Takashi Nagai was a Japanese Catholic physician specializing in radiology, an author, and a survivor of the atomic bombing of Nagasaki. His subsequent life of prayer and service earned him the affectionate title 'The saint of Nagasaki'. He died in 1951 from leukaemia.
William Johnston was born in 1925 in Belfast, Northern Ireland. He joined the Jesuit Order in 1943 and after completing his studies at the University of Dublin, travelled to Japan in 1951. There, he taught English literature while earning a PhD in Theology, and later wrote a number of books on religion and mysticism. He died in 2010 at the age of 85.

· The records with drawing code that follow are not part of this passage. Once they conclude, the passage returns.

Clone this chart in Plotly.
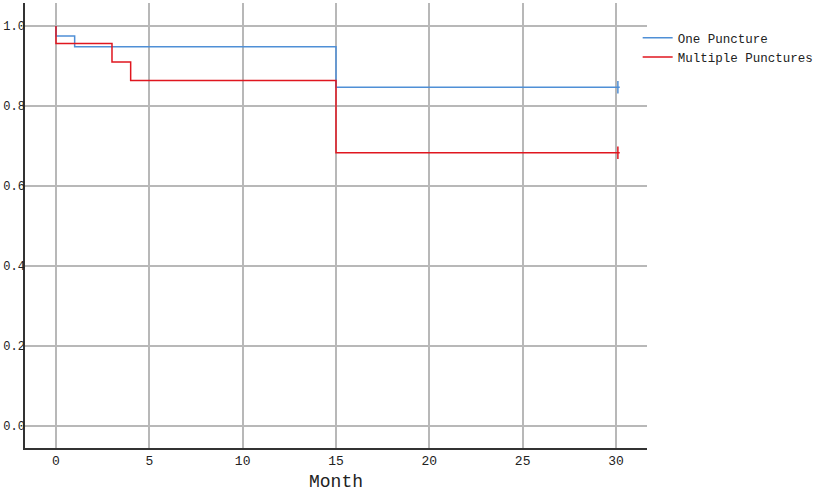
import plotly.graph_objects as go

# Kaplan-Meier style step data
one_month = [0, 0, 1, 15, 30.2]
one_surv = [1.0, 0.975, 0.948, 0.847, 0.847]
multi_month = [0, 0, 3, 4, 15, 30.2]
multi_surv = [1.0, 0.956, 0.91, 0.864, 0.683, 0.683]
censor_month = [30.1]
one_censor = [0.847]
multi_censor = [0.683]

x_ticks = [0, 5, 10, 15, 20, 25, 30]
y_ticks = [0.0, 0.2, 0.4, 0.6, 0.8, 1.0]

blue = '#4f8fd6'
red = '#e0161f'
font = 'Liberation Mono'


def main():
    fig = go.Figure()
    fig.add_trace(go.Scatter(x=one_month, y=one_surv, mode='lines', line_shape='hv',
                             line=dict(color=blue, width=1.5), name='One Puncture'))
    fig.add_trace(go.Scatter(x=multi_month, y=multi_surv, mode='lines', line_shape='hv',
                             line=dict(color=red, width=1.5), name='Multiple Punctures'))
    # censor marks
    fig.add_trace(go.Scatter(x=censor_month, y=one_censor, mode='markers', showlegend=False,
                             marker=dict(symbol='line-ns', size=9, line=dict(color=blue, width=1.5))))
    fig.add_trace(go.Scatter(x=censor_month, y=multi_censor, mode='markers', showlegend=False,
                             marker=dict(symbol='line-ns', size=9, line=dict(color=red, width=1.5))))

    fig.update_layout(
        width=829, height=493,
        margin=dict(l=25, r=182, t=3, b=45),
        plot_bgcolor='white', paper_bgcolor='white',
        font=dict(family=font, size=13, color='#222'),
        showlegend=True,
        legend=dict(x=0.985, y=0.955, xanchor='left', yanchor='top',
                    font=dict(family=font, size=12.5, color='#222'),
                    itemwidth=30, tracegroupgap=0, bgcolor='rgba(0,0,0,0)'),
        xaxis=dict(range=[-1.66, 31.66], tickvals=x_ticks, showgrid=True, automargin=False,
                   gridcolor='#b8b8b8', gridwidth=1.5, zeroline=False,
                   showline=True, linecolor='#333', linewidth=1.5, ticks=''),
        yaxis=dict(range=[-0.055, 1.0575], tickvals=y_ticks, tickformat='.1f', automargin=False,
                   showgrid=True, gridcolor='#b8b8b8', gridwidth=1.5, zeroline=False,
                   showline=True, linecolor='#333', linewidth=1.5, ticks='',
                   tickfont=dict(size=12), ticklabelstandoff=-4),
        annotations=[dict(text='Month', xref='paper', yref='paper', x=0.5, y=-0.05,
                          xanchor='center', yanchor='top', showarrow=False,
                          font=dict(family=font, size=18, color='#222'))],
    )
    # drop the default 8px body margin so the figure sits at the window's corner
    fig.write_html('out.html', config={'displayModeBar': False},
                   post_script="document.body.style.margin='0';")


if __name__ == '__main__':
    main()
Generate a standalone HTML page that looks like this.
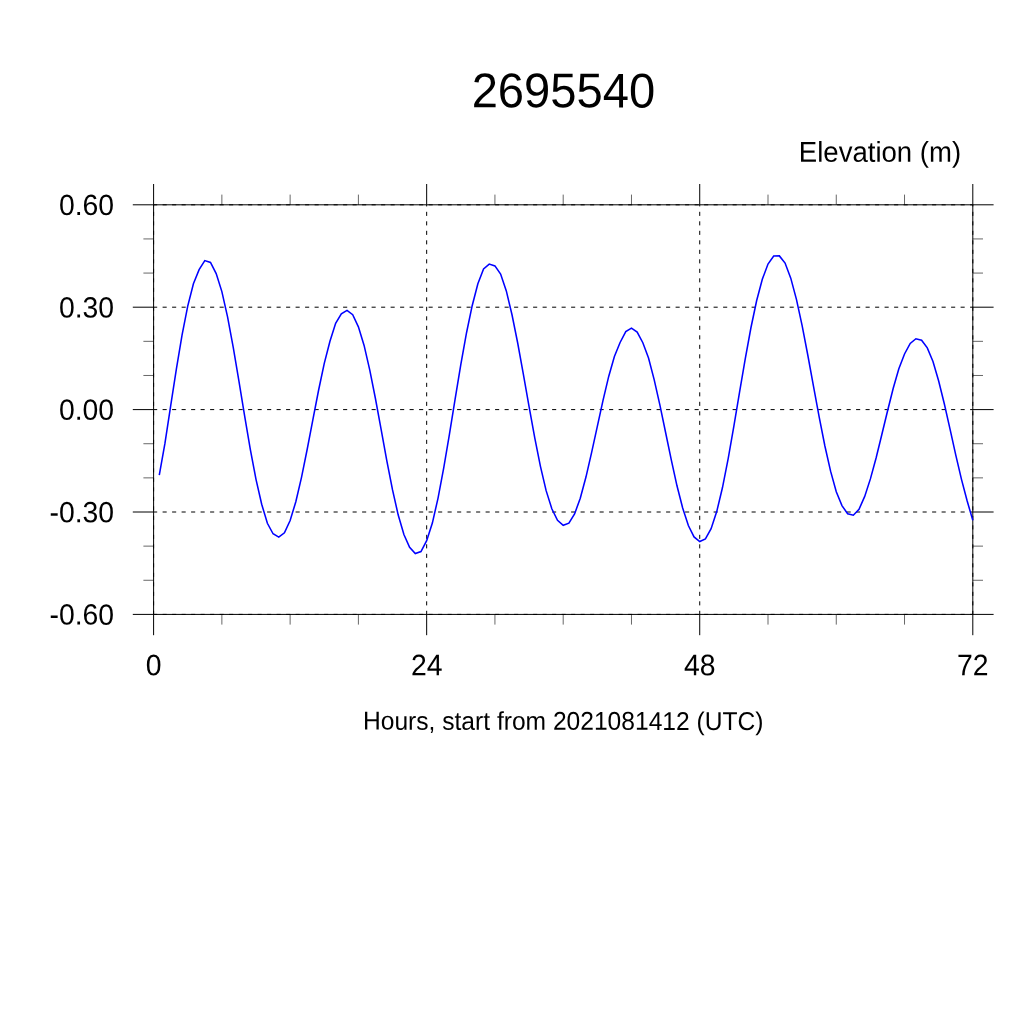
<!DOCTYPE html>
<html><head><meta charset="utf-8"><title>2695540</title>
<style>
html,body{margin:0;padding:0;background:#fff;}
body{width:1024px;height:1024px;overflow:hidden;}
svg{display:block;}
text{font-family:"Liberation Sans",sans-serif;fill:#000;text-rendering:geometricPrecision;}
</style></head><body>
<svg width="1024" height="1024" viewBox="0 0 1024 1024">
<rect width="1024" height="1024" fill="#fff"/>

<g stroke="#000" stroke-width="1" stroke-dasharray="4.1 5.4" stroke-dashoffset="0.5" fill="none">
<line x1="153.6" y1="204.80" x2="972.8" y2="204.80"/>
<line x1="153.6" y1="307.20" x2="972.8" y2="307.20"/>
<line x1="153.6" y1="409.60" x2="972.8" y2="409.60"/>
<line x1="153.6" y1="512.00" x2="972.8" y2="512.00"/>
<line x1="153.6" y1="614.40" x2="972.8" y2="614.40"/>
<line x1="153.60" y1="614.4" x2="153.60" y2="204.8"/>
<line x1="426.67" y1="614.4" x2="426.67" y2="204.8"/>
<line x1="699.73" y1="614.4" x2="699.73" y2="204.8"/>
<line x1="972.80" y1="614.4" x2="972.80" y2="204.8"/>
</g>
<rect x="153.6" y="204.8" width="819.20" height="409.60" fill="none" stroke="#000" stroke-width="1"/>
<g stroke="#000" stroke-width="1">
<line x1="132.80" y1="204.80" x2="153.6" y2="204.80"/>
<line x1="972.8" y1="204.80" x2="993.60" y2="204.80"/>
<line x1="132.80" y1="307.20" x2="153.6" y2="307.20"/>
<line x1="972.8" y1="307.20" x2="993.60" y2="307.20"/>
<line x1="132.80" y1="409.60" x2="153.6" y2="409.60"/>
<line x1="972.8" y1="409.60" x2="993.60" y2="409.60"/>
<line x1="132.80" y1="512.00" x2="153.6" y2="512.00"/>
<line x1="972.8" y1="512.00" x2="993.60" y2="512.00"/>
<line x1="132.80" y1="614.40" x2="153.6" y2="614.40"/>
<line x1="972.8" y1="614.40" x2="993.60" y2="614.40"/>
<line x1="153.60" y1="184.00" x2="153.60" y2="204.8"/>
<line x1="153.60" y1="614.4" x2="153.60" y2="635.20"/>
<line x1="426.67" y1="184.00" x2="426.67" y2="204.8"/>
<line x1="426.67" y1="614.4" x2="426.67" y2="635.20"/>
<line x1="699.73" y1="184.00" x2="699.73" y2="204.8"/>
<line x1="699.73" y1="614.4" x2="699.73" y2="635.20"/>
<line x1="972.80" y1="184.00" x2="972.80" y2="204.8"/>
<line x1="972.80" y1="614.4" x2="972.80" y2="635.20"/>
</g>
<g stroke="#000" stroke-width="0.6">
<line x1="143.40" y1="580.27" x2="153.6" y2="580.27"/>
<line x1="972.8" y1="580.27" x2="983.00" y2="580.27"/>
<line x1="143.40" y1="546.13" x2="153.6" y2="546.13"/>
<line x1="972.8" y1="546.13" x2="983.00" y2="546.13"/>
<line x1="143.40" y1="477.87" x2="153.6" y2="477.87"/>
<line x1="972.8" y1="477.87" x2="983.00" y2="477.87"/>
<line x1="143.40" y1="443.73" x2="153.6" y2="443.73"/>
<line x1="972.8" y1="443.73" x2="983.00" y2="443.73"/>
<line x1="143.40" y1="375.47" x2="153.6" y2="375.47"/>
<line x1="972.8" y1="375.47" x2="983.00" y2="375.47"/>
<line x1="143.40" y1="341.33" x2="153.6" y2="341.33"/>
<line x1="972.8" y1="341.33" x2="983.00" y2="341.33"/>
<line x1="143.40" y1="273.07" x2="153.6" y2="273.07"/>
<line x1="972.8" y1="273.07" x2="983.00" y2="273.07"/>
<line x1="143.40" y1="238.93" x2="153.6" y2="238.93"/>
<line x1="972.8" y1="238.93" x2="983.00" y2="238.93"/>
<line x1="221.87" y1="194.60" x2="221.87" y2="204.8"/>
<line x1="221.87" y1="614.4" x2="221.87" y2="624.60"/>
<line x1="290.13" y1="194.60" x2="290.13" y2="204.8"/>
<line x1="290.13" y1="614.4" x2="290.13" y2="624.60"/>
<line x1="358.40" y1="194.60" x2="358.40" y2="204.8"/>
<line x1="358.40" y1="614.4" x2="358.40" y2="624.60"/>
<line x1="494.93" y1="194.60" x2="494.93" y2="204.8"/>
<line x1="494.93" y1="614.4" x2="494.93" y2="624.60"/>
<line x1="563.20" y1="194.60" x2="563.20" y2="204.8"/>
<line x1="563.20" y1="614.4" x2="563.20" y2="624.60"/>
<line x1="631.47" y1="194.60" x2="631.47" y2="204.8"/>
<line x1="631.47" y1="614.4" x2="631.47" y2="624.60"/>
<line x1="768.00" y1="194.60" x2="768.00" y2="204.8"/>
<line x1="768.00" y1="614.4" x2="768.00" y2="624.60"/>
<line x1="836.27" y1="194.60" x2="836.27" y2="204.8"/>
<line x1="836.27" y1="614.4" x2="836.27" y2="624.60"/>
<line x1="904.53" y1="194.60" x2="904.53" y2="204.8"/>
<line x1="904.53" y1="614.4" x2="904.53" y2="624.60"/>
</g>
<polyline points="159.29,475.20 164.98,443.15 170.67,405.88 176.36,369.15 182.04,335.21 187.73,306.05 193.42,283.77 199.11,269.60 204.80,260.60 210.49,262.50 216.18,273.64 221.87,291.64 227.56,316.91 233.24,347.45 238.93,381.21 244.62,415.91 250.31,449.31 256.00,479.32 261.69,504.23 267.38,523.31 273.07,533.75 278.76,537.10 284.44,532.75 290.13,520.59 295.82,501.69 301.51,477.34 307.20,449.27 312.89,419.54 318.58,390.25 324.27,363.43 329.96,341.25 335.64,323.23 341.33,313.75 347.02,310.40 352.71,314.75 358.40,326.87 364.09,345.41 369.78,370.06 375.47,398.76 381.16,429.72 386.84,460.80 392.53,489.90 398.22,515.09 403.91,534.57 409.60,547.25 415.29,553.50 420.98,551.50 426.67,540.64 432.36,523.06 438.04,498.06 443.73,467.96 449.42,434.29 455.11,399.15 460.80,364.69 466.49,332.97 472.18,305.69 477.87,283.73 483.56,269.00 489.24,264.10 494.93,265.90 500.62,274.07 506.31,290.90 512.00,314.76 517.69,343.01 523.38,374.32 529.07,406.64 534.76,437.94 540.44,466.37 546.13,490.64 551.82,508.75 557.51,520.25 563.20,525.25 568.89,523.10 574.58,513.95 580.27,498.24 585.96,477.07 591.64,452.41 597.33,426.31 603.02,400.44 608.71,376.44 614.40,356.57 620.09,342.48 625.78,331.60 631.47,328.10 637.16,332.10 642.84,342.71 648.53,358.01 654.22,379.89 659.91,405.18 665.60,432.50 671.29,459.96 676.98,485.81 682.67,508.05 688.36,525.57 694.04,536.90 699.73,541.50 705.42,539.00 711.11,528.75 716.80,511.31 722.49,487.53 728.18,458.56 733.87,426.13 739.56,392.19 745.24,358.76 750.93,327.75 756.62,300.77 762.31,279.31 768.00,264.00 773.69,256.00 779.38,255.90 785.07,263.10 790.76,278.13 796.44,299.41 802.13,325.59 807.82,355.24 813.51,386.41 819.20,417.23 824.89,445.99 830.58,471.18 836.27,491.73 841.96,505.60 847.64,513.75 853.33,515.25 859.02,509.40 864.71,496.43 870.40,478.89 876.09,458.02 881.78,434.70 887.47,411.26 893.16,388.50 898.84,368.80 904.53,353.97 910.22,343.40 915.91,338.75 921.60,340.25 927.29,347.90 932.98,361.50 938.67,381.04 944.36,403.98 950.04,429.14 955.73,454.93 961.42,479.12 967.11,500.72 972.80,520.40" fill="none" stroke="#0000ff" stroke-width="1.55" stroke-linejoin="miter"/>
<text transform="matrix(1.0,0.001,0,1.035,563.40,107.35)" font-size="47.15" text-anchor="middle">2695540</text>
<text transform="matrix(1.0,0.001,0,1.045,961.10,161.85)" font-size="27.56" text-anchor="end">Elevation (m)</text>
<text transform="matrix(1.0,0.001,0,1.03,114.10,215.05)" font-size="28.37" text-anchor="end">0.60</text>
<text transform="matrix(1.0,0.001,0,1.03,114.10,317.45)" font-size="28.37" text-anchor="end">0.30</text>
<text transform="matrix(1.0,0.001,0,1.03,114.10,419.85)" font-size="28.37" text-anchor="end">0.00</text>
<text transform="matrix(1.0,0.001,0,1.03,114.10,522.25)" font-size="28.37" text-anchor="end">-0.30</text>
<text transform="matrix(1.0,0.001,0,1.03,114.10,624.65)" font-size="28.37" text-anchor="end">-0.60</text>
<text transform="matrix(1.0,0.001,0,1.045,153.60,675.20)" font-size="28.37" text-anchor="middle">0</text>
<text transform="matrix(1.0,0.001,0,1.045,426.67,675.20)" font-size="28.37" text-anchor="middle">24</text>
<text transform="matrix(1.0,0.001,0,1.045,699.73,675.20)" font-size="28.37" text-anchor="middle">48</text>
<text transform="matrix(1.0,0.001,0,1.045,972.80,675.20)" font-size="28.37" text-anchor="middle">72</text>
<text transform="matrix(1.0,0.001,0,1.045,563.20,729.80)" font-size="24.6" text-anchor="middle">Hours, start from 2021081412 (UTC)</text>
</svg></body></html>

Richard Lloyd Parry is Asia Editor of
The Times. He was born in 1969 and was educated at Oxford. He has been visiting Asia for eighteen years and since 1995 has lived in Tokyo as a foreign correspondent, first for the
Independent and now for
The Times. He has reported from twenty-one countries and several wars, including Iraq, Afghanistan, Indonesia, East Timor, North Korea, Papua New Guinea, Vietnam, Kosovo and Macedonia. His work has also appeared in the
London Review of Books and the
New York Times Magazine. He is the author of
In The Time of Madness, an eyewitness account of the violence that interrupted in Indonesia in the 1990s, and
People Who Eat Darkness: The Fate of Lucie Blackman.